<<<<
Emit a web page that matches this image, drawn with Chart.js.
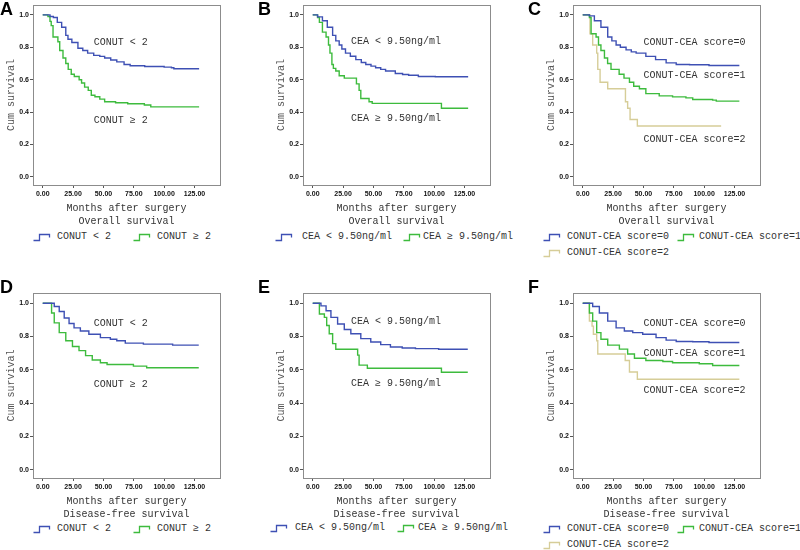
<!DOCTYPE html>
<html>
<head>
<meta charset="utf-8">
<script src="https://cdn.jsdelivr.net/npm/chart.js@4.4.1/dist/chart.umd.min.js"></script>
<style>
  body { margin: 0; background: #fff; }
  #wrap { position: relative; width: 800px; height: 550px; overflow: hidden; }
  canvas { position: absolute; }
  .letter { position: absolute; font: bold 18px "Liberation Sans", Arial, sans-serif; line-height: 18px; color: #000; }
  .leg { position: absolute; font: 10px "Liberation Mono", "Noto Sans CJK SC", monospace; color: #333; white-space: nowrap; line-height: 12px; }
  .leg svg { position: absolute; left: 0; top: 2px; }
  .leg span { position: absolute; white-space: nowrap; }
</style>
</head>
<body>
<div id="wrap">
  <canvas id="cA" width="222" height="228" style="left:0px;top:0px"></canvas>
  <canvas id="cB" width="222" height="228" style="left:270px;top:0px"></canvas>
  <canvas id="cC" width="222" height="228" style="left:540px;top:0px"></canvas>
  <canvas id="cD" width="222" height="233" style="left:0px;top:288px"></canvas>
  <canvas id="cE" width="222" height="233" style="left:270px;top:288px"></canvas>
  <canvas id="cF" width="222" height="233" style="left:540px;top:288px"></canvas>
</div>
<script>
// axis ticks
const xTicks = [0, 25, 50, 75, 100, 125];
const yTicks = [0, 0.2, 0.4, 0.6, 0.8, 1.0];

// group labels
const conutLabels = ['CONUT < 2', 'CONUT \u2265 2'];
const ceaLabels = ['CEA < 9.50ng/ml', 'CEA \u2265 9.50ng/ml'];
const scoreLabels = ['CONUT-CEA score=0', 'CONUT-CEA score=1', 'CONUT-CEA score=2'];

// A: overall survival by CONUT
const osConutLowT = [0, 6, 8.8, 12, 15.6, 19, 20.8, 24, 29, 33, 37, 42, 47, 51, 56, 61, 67, 72, 84, 100, 106, 108, 128.8];
const osConutLowS = [1, 0.99, 0.984, 0.954, 0.924, 0.874, 0.85, 0.83, 0.794, 0.78, 0.764, 0.75, 0.744, 0.734, 0.722, 0.71, 0.694, 0.686, 0.682, 0.678, 0.674, 0.668, 0.668];
const osConutHighT = [0, 4.3, 6, 7, 8.5, 12.5, 14, 16.7, 19, 21, 23.5, 26, 30, 32, 34.5, 37.5, 40, 43, 47, 51, 60, 70, 83.7, 89, 128.8];
const osConutHighS = [1, 0.99, 0.96, 0.934, 0.864, 0.834, 0.78, 0.734, 0.7, 0.664, 0.634, 0.62, 0.6, 0.58, 0.554, 0.534, 0.504, 0.495, 0.48, 0.464, 0.458, 0.452, 0.444, 0.432, 0.432];

// B: overall survival by CEA
const osCeaLowT = [0, 4, 8, 12, 16.4, 19, 21.8, 24, 27, 31, 35.5, 40, 43.7, 48, 51.8, 56, 60, 68, 74, 79, 87, 101, 128];
const osCeaLowS = [1, 0.988, 0.964, 0.924, 0.874, 0.84, 0.814, 0.79, 0.764, 0.745, 0.724, 0.706, 0.694, 0.684, 0.674, 0.664, 0.654, 0.638, 0.632, 0.628, 0.62, 0.618, 0.618];
const osCeaHighT = [0, 4, 5.5, 8, 11, 13, 14.2, 15.8, 17, 19, 21.8, 26, 34, 36, 38.2, 39.6, 46.4, 49, 105, 106, 128];
const osCeaHighS = [1, 0.984, 0.954, 0.894, 0.864, 0.814, 0.764, 0.694, 0.67, 0.654, 0.624, 0.61, 0.61, 0.574, 0.534, 0.484, 0.464, 0.454, 0.454, 0.424, 0.424];

// C: overall survival by CONUT-CEA score
const osScore0T = [0, 5.5, 9.6, 15, 20.6, 24, 27.5, 31, 35.7, 40, 44, 52, 60, 68.7, 77, 88, 104, 129];
const osScore0S = [1, 0.994, 0.964, 0.924, 0.864, 0.84, 0.814, 0.8, 0.784, 0.772, 0.764, 0.744, 0.724, 0.704, 0.694, 0.692, 0.688, 0.688];
const osScore1T = [0, 5.5, 6.9, 11, 13, 15, 17.9, 20.5, 23.3, 30, 34, 38.5, 42, 46.7, 52, 63, 74, 85, 90.6, 107, 110, 129];
const osScore1S = [1, 0.984, 0.884, 0.864, 0.814, 0.78, 0.734, 0.7, 0.664, 0.634, 0.61, 0.584, 0.56, 0.544, 0.514, 0.5, 0.494, 0.488, 0.478, 0.474, 0.468, 0.468];
const osScore2T = [0, 5.5, 6, 8.2, 11.5, 12.4, 14.3, 20.6, 35.2, 37, 39, 45, 114];
const osScore2S = [1, 1, 0.884, 0.814, 0.764, 0.664, 0.584, 0.544, 0.464, 0.424, 0.354, 0.314, 0.314];

// D: disease-free survival by CONUT
const dfsConutLowT = [0, 5.4, 9.5, 13.6, 17.7, 21.7, 25.8, 31, 38, 47.5, 55.7, 61, 68, 82.9, 107, 128.5];
const dfsConutLowS = [1, 1, 0.98, 0.95, 0.911, 0.878, 0.852, 0.833, 0.813, 0.793, 0.783, 0.774, 0.76, 0.754, 0.748, 0.748];
const dfsConutHighT = [0, 6, 7.3, 9.5, 13.6, 19, 24.5, 29.9, 35.3, 40.8, 47.5, 53, 74.7, 85.6, 128.5];
const dfsConutHighS = [1, 1, 0.941, 0.882, 0.823, 0.774, 0.74, 0.715, 0.685, 0.659, 0.642, 0.632, 0.622, 0.612, 0.612];

// E: disease-free survival by CEA
const dfsCeaLowT = [0, 4, 6.8, 11, 15, 20.5, 26, 31.4, 39.6, 47.8, 56, 64, 73.7, 84.6, 103.7, 127.7];
const dfsCeaLowS = [1, 1, 0.984, 0.955, 0.915, 0.875, 0.842, 0.816, 0.787, 0.767, 0.751, 0.737, 0.731, 0.727, 0.723, 0.723];
const dfsCeaHighT = [0, 5, 5.5, 9.6, 11.5, 13.6, 16.4, 19, 37, 38.2, 45, 105, 106, 127.7];
const dfsCeaHighS = [1, 1, 0.935, 0.915, 0.866, 0.816, 0.757, 0.723, 0.688, 0.628, 0.609, 0.609, 0.585, 0.585];

// F: disease-free survival by CONUT-CEA score
const dfsScore0T = [0, 5, 8.2, 13.7, 20.6, 27.5, 34.3, 41.2, 49.4, 60.4, 68.7, 77, 90.6, 104, 129];
const dfsScore0S = [1, 1, 0.98, 0.941, 0.892, 0.852, 0.833, 0.823, 0.813, 0.793, 0.778, 0.77, 0.768, 0.764, 0.764];
const dfsScore1T = [0, 5, 5.5, 8.2, 11.5, 15, 20.6, 30.2, 37, 42.6, 52, 66, 74, 96, 107, 129];
const dfsScore1S = [1, 1, 0.941, 0.892, 0.823, 0.783, 0.748, 0.724, 0.695, 0.669, 0.656, 0.65, 0.642, 0.636, 0.626, 0.626];
const dfsScore2T = [0, 5, 5.5, 7.7, 8.8, 11.5, 12.4, 35, 38.5, 45, 129];
const dfsScore2S = [1, 1, 0.892, 0.862, 0.813, 0.774, 0.695, 0.656, 0.587, 0.543, 0.543];

const BLUE = '#3e50b4';
const GREEN = '#3dbb3d';
const TAN = '#d6cd98';
const colors = [BLUE, GREEN, TAN];
const monoFont = '"Liberation Mono", "Noto Sans CJK SC", monospace';

function pts(t, s) { return t.map((v, i) => ({ x: v, y: s[i] })); }

function makePanel(id, curves, labels, notes, title) {
  const datasets = curves.map((c, i) => ({
    label: labels[i],
    data: pts(c[0], c[1]),
    borderColor: colors[i],
    borderWidth: 1.4,
    pointRadius: 0,
    stepped: 'before',
    fill: false
  }));
  const framePlugin = {
    id: 'frame',
    beforeDatasetsDraw(chart) {
      const a = chart.chartArea, ctx = chart.ctx;
      ctx.save();
      ctx.strokeStyle = '#8c8c8c';
      ctx.lineWidth = 1;
      ctx.strokeRect(Math.round(a.left) + 0.5, Math.round(a.top) + 0.5, Math.round(a.right - a.left), Math.round(a.bottom - a.top));
      ctx.restore();
    },
    afterDatasetsDraw(chart) {
      const ctx = chart.ctx, xs = chart.scales.x, ys = chart.scales.y;
      ctx.save();
      ctx.font = '10px ' + monoFont;
      ctx.fillStyle = '#333';
      ctx.textBaseline = 'middle';
      notes.forEach(n => ctx.fillText(n[0], xs.getPixelForValue(n[1]), ys.getPixelForValue(n[2])));
      ctx.restore();
    }
  };
  new Chart(document.getElementById(id), {
    type: 'line',
    data: { datasets },
    options: {
      responsive: false,
      animation: false,
      events: [],
      layout: { padding: { top: 1, left: 0, right: 2, bottom: 0 } },
      plugins: { legend: { display: false }, tooltip: { enabled: false } },
      scales: {
        x: {
          type: 'linear', min: -8, max: 146,
          afterBuildTicks: s => { s.ticks = xTicks.map(v => ({ value: v })); },
          afterFit: s => { s.height = 43; },
          grid: { drawOnChartArea: false, drawTicks: true, tickLength: 3, color: '#555' },
          border: { display: false },
          ticks: { autoSkip: false, maxRotation: 0, padding: 2, color: '#111',
            font: { family: '"Liberation Sans", Arial', size: 7, weight: 'bold' },
            callback: v => Number(v).toFixed(2) },
          title: { display: true, text: ['Months after surgery', title], color: '#333',
            font: { family: monoFont, size: 10, lineHeight: 1.3 }, padding: { top: 0, bottom: 0 } }
        },
        y: {
          type: 'linear', min: -0.05, max: 1.06,
          afterBuildTicks: s => { s.ticks = yTicks.map(v => ({ value: v })); },
          afterFit: s => { s.width = 33; },
          grid: { drawOnChartArea: false, drawTicks: true, tickLength: 3, color: '#555' },
          border: { display: false },
          ticks: { padding: 1, color: '#111',
            font: { family: '"Liberation Sans", Arial', size: 7, weight: 'bold' },
            callback: v => Number(v).toFixed(1) },
          title: { display: true, text: 'Cum survival', color: '#555',
            font: { family: monoFont, size: 10, lineHeight: 1.3 }, padding: { top: 5, bottom: 0 } }
        }
      }
    },
    plugins: [framePlugin]
  });
}

makePanel('cA', [[osConutLowT, osConutLowS], [osConutHighT, osConutHighS]], conutLabels,
  [[conutLabels[0], 42, 0.83], [conutLabels[1], 42, 0.35]], 'Overall survival');
makePanel('cB', [[osCeaLowT, osCeaLowS], [osCeaHighT, osCeaHighS]], ceaLabels,
  [[ceaLabels[0], 31.5, 0.838], [ceaLabels[1], 31.5, 0.36]], 'Overall survival');
makePanel('cC', [[osScore0T, osScore0S], [osScore1T, osScore1S], [osScore2T, osScore2S]], scoreLabels,
  [[scoreLabels[0], 50, 0.83], [scoreLabels[1], 50, 0.624], [scoreLabels[2], 50, 0.23]], 'Overall survival');
makePanel('cD', [[dfsConutLowT, dfsConutLowS], [dfsConutHighT, dfsConutHighS]], conutLabels,
  [[conutLabels[0], 42, 0.877], [conutLabels[1], 42, 0.513]], 'Disease-free survival');
makePanel('cE', [[dfsCeaLowT, dfsCeaLowS], [dfsCeaHighT, dfsCeaHighS]], ceaLabels,
  [[ceaLabels[0], 31.5, 0.888], [ceaLabels[1], 31.5, 0.52]], 'Disease-free survival');
makePanel('cF', [[dfsScore0T, dfsScore0S], [dfsScore1T, dfsScore1S], [dfsScore2T, dfsScore2S]], scoreLabels,
  [[scoreLabels[0], 50, 0.877], [scoreLabels[1], 50, 0.698], [scoreLabels[2], 50, 0.477]], 'Disease-free survival');

// panel letters
const wrap = document.getElementById('wrap');
[['A', 0, 0], ['B', 258, 0], ['C', 528, 0], ['D', 0, 278], ['E', 258, 278], ['F', 528, 278]].forEach(l => {
  const d = document.createElement('div');
  d.className = 'letter';
  d.textContent = l[0];
  d.style.left = l[1] + 'px';
  d.style.top = l[2] + 'px';
  wrap.appendChild(d);
});

// legend entry: label, colour, symbol x, text x, centre y
function legendItem(label, color, sx, tx, cy) {
  const d = document.createElement('div');
  d.className = 'leg';
  d.style.left = sx + 'px';
  d.style.top = (cy - 6) + 'px';
  d.innerHTML = '<svg width="18" height="9"><polyline points="0.5,7.5 6.5,7.5 6.5,1.5 16.5,1.5 16.5,4.5" fill="none" stroke="' +
    color + '" stroke-width="1.3"/></svg><span style="left:' + (tx - sx) + 'px;top:0">' + label + '</span>';
  wrap.appendChild(d);
}
legendItem(conutLabels[0], BLUE, 33, 57, 237);
legendItem(conutLabels[1], GREEN, 133, 157, 237);
legendItem(ceaLabels[0], BLUE, 275, 302, 237);
legendItem(ceaLabels[1], GREEN, 403, 423, 237);
legendItem(scoreLabels[0], BLUE, 543, 567, 237);
legendItem(scoreLabels[1], GREEN, 677, 699, 237);
legendItem(scoreLabels[2], TAN, 543, 567, 253);
legendItem(conutLabels[0], BLUE, 33, 57, 529);
legendItem(conutLabels[1], GREEN, 133, 157, 529);
legendItem(ceaLabels[0], BLUE, 270, 295, 528);
legendItem(ceaLabels[1], GREEN, 397, 418, 528);
legendItem(scoreLabels[0], BLUE, 543, 567, 529);
legendItem(scoreLabels[1], GREEN, 677, 699, 529);
legendItem(scoreLabels[2], TAN, 543, 567, 545);
</script>
</body>
</html>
>>>>
### What is being asked
Every line from the top of the material above through the line with "const scoreLabels = ['CONUT-CEA" should be duplicated exactly, please; leave out the pictures.

### Complete output
Emit a web page that matches this image, drawn with Chart.js.
<!DOCTYPE html>
<html>
<head>
<meta charset="utf-8">
<script src="https://cdn.jsdelivr.net/npm/chart.js@4.4.1/dist/chart.umd.min.js"></script>
<style>
  body { margin: 0; background: #fff; }
  #wrap { position: relative; width: 800px; height: 550px; overflow: hidden; }
  canvas { position: absolute; }
  .letter { position: absolute; font: bold 18px "Liberation Sans", Arial, sans-serif; line-height: 18px; color: #000; }
  .leg { position: absolute; font: 10px "Liberation Mono", "Noto Sans CJK SC", monospace; color: #333; white-space: nowrap; line-height: 12px; }
  .leg svg { position: absolute; left: 0; top: 2px; }
  .leg span { position: absolute; white-space: nowrap; }
</style>
</head>
<body>
<div id="wrap">
  <canvas id="cA" width="222" height="228" style="left:0px;top:0px"></canvas>
  <canvas id="cB" width="222" height="228" style="left:270px;top:0px"></canvas>
  <canvas id="cC" width="222" height="228" style="left:540px;top:0px"></canvas>
  <canvas id="cD" width="222" height="233" style="left:0px;top:288px"></canvas>
  <canvas id="cE" width="222" height="233" style="left:270px;top:288px"></canvas>
  <canvas id="cF" width="222" height="233" style="left:540px;top:288px"></canvas>
</div>
<script>
// axis ticks
const xTicks = [0, 25, 50, 75, 100, 125];
const yTicks = [0, 0.2, 0.4, 0.6, 0.8, 1.0];

// group labels
const conutLabels = ['CONUT < 2', 'CONUT \u2265 2'];
const ceaLabels = ['CEA < 9.50ng/ml', 'CEA \u2265 9.50ng/ml'];
const scoreLabels = ['CONUT-CEA score=0', 'CONUT-CEA score=1', 'CONUT-CEA score=2'];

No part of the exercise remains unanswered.